> [Given material]
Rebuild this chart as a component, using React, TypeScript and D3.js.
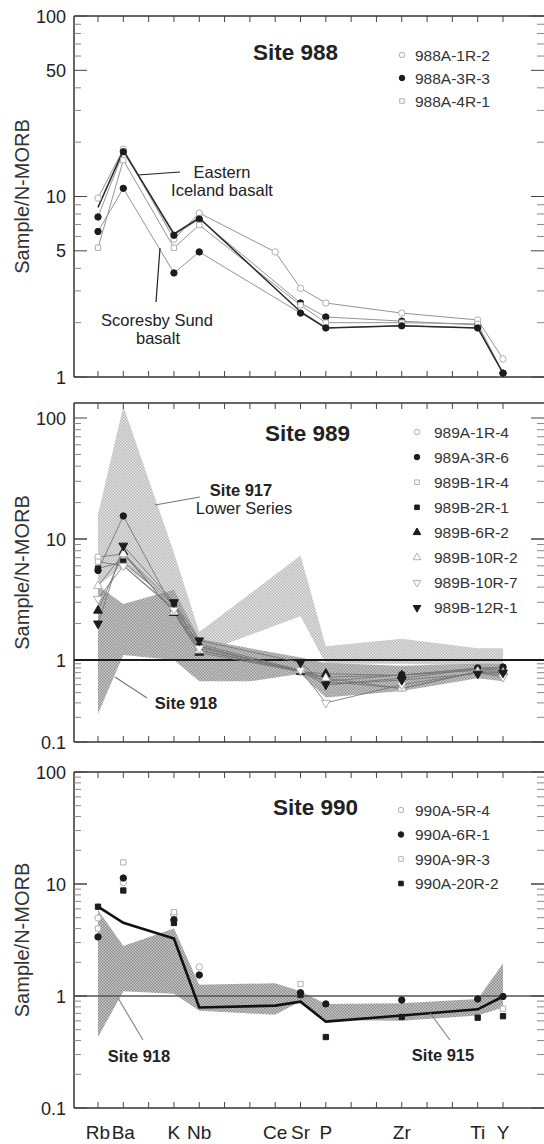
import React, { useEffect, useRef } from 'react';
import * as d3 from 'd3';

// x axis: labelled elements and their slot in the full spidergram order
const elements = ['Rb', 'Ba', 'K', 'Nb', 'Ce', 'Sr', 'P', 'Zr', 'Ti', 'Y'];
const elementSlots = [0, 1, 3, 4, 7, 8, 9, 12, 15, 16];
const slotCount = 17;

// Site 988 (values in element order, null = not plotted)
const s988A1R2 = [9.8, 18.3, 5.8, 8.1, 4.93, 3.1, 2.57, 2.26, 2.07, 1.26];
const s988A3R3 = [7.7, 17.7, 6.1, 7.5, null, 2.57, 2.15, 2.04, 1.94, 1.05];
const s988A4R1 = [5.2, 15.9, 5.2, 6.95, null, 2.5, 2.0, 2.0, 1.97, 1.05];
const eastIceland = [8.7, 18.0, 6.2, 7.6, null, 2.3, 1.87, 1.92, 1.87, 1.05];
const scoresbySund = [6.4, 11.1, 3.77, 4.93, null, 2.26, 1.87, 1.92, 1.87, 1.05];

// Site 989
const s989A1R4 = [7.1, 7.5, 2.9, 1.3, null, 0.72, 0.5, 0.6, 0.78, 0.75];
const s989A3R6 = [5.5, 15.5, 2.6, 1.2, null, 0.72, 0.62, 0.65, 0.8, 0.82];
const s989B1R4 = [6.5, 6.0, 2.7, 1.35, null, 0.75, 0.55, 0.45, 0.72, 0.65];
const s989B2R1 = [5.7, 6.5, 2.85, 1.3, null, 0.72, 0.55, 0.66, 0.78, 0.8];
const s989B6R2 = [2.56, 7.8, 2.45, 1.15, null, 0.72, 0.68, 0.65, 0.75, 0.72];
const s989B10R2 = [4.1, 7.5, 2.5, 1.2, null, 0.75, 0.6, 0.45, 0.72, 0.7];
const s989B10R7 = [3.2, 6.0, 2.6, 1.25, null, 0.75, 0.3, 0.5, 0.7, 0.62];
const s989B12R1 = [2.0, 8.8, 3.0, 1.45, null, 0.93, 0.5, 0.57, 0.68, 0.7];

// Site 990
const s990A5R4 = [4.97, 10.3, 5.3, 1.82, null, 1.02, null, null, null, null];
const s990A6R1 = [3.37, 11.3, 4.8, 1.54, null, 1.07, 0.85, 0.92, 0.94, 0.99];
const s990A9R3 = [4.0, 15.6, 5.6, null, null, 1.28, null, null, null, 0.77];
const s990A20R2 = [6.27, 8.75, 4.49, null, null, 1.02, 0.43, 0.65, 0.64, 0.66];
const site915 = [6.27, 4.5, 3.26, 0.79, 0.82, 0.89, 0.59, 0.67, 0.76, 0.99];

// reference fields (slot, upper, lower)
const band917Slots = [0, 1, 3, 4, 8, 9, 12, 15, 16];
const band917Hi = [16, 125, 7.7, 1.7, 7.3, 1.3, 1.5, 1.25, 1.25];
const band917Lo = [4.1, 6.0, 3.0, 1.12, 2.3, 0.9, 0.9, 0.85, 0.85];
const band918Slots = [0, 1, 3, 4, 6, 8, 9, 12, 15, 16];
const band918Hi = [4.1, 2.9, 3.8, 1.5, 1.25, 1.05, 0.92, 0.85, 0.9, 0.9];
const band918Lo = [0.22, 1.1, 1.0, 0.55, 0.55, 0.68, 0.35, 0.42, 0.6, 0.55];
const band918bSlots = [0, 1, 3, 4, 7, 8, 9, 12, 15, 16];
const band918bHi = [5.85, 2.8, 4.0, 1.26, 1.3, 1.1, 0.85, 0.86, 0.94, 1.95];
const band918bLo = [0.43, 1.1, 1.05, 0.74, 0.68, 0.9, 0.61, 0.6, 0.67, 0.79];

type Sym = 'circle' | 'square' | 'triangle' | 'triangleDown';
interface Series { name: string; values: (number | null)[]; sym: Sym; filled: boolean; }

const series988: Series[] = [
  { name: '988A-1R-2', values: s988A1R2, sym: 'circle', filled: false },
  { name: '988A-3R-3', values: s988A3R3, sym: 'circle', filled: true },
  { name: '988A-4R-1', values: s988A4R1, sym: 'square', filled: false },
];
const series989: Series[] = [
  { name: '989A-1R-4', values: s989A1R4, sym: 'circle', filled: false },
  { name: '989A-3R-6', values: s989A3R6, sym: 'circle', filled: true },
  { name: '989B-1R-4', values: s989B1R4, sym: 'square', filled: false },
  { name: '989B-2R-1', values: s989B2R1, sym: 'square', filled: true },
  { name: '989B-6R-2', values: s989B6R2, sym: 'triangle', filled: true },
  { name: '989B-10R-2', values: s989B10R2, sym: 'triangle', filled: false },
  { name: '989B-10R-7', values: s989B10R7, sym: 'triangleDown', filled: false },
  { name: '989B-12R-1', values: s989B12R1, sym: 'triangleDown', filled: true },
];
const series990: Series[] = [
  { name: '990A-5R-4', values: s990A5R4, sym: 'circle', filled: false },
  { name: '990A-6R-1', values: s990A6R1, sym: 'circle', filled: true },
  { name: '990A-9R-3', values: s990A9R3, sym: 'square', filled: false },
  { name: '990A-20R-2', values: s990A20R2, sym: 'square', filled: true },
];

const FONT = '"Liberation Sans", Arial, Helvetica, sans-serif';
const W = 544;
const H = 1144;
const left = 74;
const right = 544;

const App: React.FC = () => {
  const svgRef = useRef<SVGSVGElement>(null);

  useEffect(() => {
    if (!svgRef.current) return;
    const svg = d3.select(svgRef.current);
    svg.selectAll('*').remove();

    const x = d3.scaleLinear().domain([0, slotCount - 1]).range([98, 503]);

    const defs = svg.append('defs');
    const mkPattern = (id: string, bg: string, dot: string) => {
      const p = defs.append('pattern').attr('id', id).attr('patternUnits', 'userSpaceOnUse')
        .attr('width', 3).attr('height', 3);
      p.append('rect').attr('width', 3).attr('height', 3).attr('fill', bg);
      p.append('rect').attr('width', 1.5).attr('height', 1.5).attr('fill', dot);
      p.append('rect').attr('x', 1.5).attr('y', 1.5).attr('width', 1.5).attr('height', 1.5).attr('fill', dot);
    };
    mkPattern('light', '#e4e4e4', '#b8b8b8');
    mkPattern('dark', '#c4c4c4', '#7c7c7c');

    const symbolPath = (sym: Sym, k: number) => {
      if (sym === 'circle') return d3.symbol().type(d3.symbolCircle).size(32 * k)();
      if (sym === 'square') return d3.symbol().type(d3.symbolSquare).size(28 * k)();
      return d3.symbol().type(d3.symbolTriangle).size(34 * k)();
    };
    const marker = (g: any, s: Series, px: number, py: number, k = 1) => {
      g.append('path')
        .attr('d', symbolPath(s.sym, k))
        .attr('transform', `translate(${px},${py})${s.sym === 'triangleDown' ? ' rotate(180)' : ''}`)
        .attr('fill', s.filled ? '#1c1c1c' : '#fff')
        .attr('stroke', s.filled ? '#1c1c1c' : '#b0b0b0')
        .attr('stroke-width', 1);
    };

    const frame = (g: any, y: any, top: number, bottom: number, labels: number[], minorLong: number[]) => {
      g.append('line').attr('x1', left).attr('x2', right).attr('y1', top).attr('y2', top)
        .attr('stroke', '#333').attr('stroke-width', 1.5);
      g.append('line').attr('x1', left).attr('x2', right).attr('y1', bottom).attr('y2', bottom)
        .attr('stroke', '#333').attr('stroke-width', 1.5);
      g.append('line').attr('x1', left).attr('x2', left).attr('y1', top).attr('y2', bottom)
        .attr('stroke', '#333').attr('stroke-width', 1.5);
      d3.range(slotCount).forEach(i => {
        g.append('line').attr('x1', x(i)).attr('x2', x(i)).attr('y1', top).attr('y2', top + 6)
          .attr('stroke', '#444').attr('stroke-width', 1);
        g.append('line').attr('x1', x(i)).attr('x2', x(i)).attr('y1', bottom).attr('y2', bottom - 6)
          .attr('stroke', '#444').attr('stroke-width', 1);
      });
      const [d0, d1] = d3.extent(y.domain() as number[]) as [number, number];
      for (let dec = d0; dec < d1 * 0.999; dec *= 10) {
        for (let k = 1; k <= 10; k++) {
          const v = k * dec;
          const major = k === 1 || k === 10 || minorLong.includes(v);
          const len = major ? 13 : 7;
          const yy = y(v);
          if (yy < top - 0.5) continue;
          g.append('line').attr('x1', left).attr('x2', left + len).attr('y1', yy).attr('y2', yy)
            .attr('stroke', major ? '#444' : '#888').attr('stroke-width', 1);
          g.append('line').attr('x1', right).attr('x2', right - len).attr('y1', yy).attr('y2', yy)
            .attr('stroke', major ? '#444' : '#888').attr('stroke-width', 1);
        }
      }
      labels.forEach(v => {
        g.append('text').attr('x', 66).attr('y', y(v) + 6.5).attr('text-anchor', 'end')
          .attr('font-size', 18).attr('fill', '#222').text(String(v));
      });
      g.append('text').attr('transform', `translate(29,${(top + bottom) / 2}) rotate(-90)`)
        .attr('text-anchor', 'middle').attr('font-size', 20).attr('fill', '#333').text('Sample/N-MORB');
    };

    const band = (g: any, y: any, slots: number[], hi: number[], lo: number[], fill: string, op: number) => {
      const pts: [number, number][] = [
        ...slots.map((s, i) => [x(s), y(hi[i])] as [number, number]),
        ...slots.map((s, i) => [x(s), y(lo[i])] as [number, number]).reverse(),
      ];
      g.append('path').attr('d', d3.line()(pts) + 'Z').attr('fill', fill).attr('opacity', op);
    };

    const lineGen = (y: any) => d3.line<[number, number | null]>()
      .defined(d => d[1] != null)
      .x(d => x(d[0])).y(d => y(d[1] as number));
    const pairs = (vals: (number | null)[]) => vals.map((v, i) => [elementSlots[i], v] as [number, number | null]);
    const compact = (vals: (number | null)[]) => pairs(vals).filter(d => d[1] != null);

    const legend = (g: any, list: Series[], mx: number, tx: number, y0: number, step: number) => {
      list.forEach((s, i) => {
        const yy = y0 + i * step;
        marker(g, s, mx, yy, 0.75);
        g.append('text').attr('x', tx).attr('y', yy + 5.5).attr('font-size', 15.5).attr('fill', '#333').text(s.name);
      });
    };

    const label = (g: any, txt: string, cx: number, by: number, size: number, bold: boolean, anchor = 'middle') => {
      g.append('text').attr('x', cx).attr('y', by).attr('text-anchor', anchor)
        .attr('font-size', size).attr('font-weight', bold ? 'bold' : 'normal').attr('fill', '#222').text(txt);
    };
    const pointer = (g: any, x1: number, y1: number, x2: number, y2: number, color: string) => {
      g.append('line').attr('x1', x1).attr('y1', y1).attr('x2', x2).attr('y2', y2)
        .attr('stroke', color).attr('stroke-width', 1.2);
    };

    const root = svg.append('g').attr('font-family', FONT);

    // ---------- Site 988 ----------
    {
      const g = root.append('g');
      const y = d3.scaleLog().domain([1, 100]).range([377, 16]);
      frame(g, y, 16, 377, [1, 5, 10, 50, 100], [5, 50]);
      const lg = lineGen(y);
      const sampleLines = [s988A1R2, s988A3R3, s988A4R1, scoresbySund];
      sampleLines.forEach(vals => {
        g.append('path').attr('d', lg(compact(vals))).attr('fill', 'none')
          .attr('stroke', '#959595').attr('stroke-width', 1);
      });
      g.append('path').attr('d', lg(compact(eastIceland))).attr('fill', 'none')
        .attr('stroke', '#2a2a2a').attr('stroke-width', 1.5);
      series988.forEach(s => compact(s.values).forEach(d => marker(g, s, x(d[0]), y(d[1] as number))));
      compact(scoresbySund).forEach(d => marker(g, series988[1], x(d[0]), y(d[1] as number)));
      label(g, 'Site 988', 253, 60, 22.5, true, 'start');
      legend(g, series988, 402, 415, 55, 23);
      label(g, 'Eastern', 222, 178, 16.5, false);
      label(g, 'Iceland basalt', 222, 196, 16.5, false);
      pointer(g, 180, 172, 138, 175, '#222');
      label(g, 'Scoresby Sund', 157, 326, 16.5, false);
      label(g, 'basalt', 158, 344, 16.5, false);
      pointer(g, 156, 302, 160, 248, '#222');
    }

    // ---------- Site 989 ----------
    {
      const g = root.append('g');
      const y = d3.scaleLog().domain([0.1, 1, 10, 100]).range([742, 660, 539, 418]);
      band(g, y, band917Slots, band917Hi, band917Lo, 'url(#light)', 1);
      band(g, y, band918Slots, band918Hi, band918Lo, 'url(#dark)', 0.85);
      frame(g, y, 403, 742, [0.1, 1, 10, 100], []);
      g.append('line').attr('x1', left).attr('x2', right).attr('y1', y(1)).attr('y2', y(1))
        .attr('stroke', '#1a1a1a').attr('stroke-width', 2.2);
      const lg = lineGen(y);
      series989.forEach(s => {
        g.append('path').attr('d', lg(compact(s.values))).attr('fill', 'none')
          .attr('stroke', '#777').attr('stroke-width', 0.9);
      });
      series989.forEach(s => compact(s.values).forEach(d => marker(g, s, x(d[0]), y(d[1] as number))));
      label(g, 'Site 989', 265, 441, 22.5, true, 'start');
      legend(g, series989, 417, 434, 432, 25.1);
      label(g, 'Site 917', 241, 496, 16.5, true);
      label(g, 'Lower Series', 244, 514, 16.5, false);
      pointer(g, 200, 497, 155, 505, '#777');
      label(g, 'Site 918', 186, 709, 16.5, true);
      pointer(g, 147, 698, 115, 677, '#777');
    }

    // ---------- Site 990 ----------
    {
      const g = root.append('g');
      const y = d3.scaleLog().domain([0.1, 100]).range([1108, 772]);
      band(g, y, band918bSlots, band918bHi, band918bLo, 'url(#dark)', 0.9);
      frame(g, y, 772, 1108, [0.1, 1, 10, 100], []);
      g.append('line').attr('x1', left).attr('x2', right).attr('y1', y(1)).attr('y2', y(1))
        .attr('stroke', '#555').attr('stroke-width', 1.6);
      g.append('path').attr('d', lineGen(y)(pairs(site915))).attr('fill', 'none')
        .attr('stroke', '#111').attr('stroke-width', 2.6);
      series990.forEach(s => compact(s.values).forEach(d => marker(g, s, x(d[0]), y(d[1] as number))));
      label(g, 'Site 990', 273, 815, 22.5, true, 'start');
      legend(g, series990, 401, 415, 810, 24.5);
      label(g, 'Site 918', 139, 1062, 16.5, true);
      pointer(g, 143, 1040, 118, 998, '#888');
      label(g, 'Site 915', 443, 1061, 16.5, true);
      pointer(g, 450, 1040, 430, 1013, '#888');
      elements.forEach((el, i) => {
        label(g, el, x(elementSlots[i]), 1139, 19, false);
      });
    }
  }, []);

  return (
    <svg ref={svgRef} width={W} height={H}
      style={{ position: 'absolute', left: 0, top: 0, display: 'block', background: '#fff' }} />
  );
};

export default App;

> [Task brief]
Restate the material word for word from its first line through the line containing "import * as d3 from 'd3';", both included; the pictures do not belong in it.

> [Output below]
Rebuild this chart as a component, using React, TypeScript and D3.js.
import React, { useEffect, useRef } from 'react';
import * as d3 from 'd3';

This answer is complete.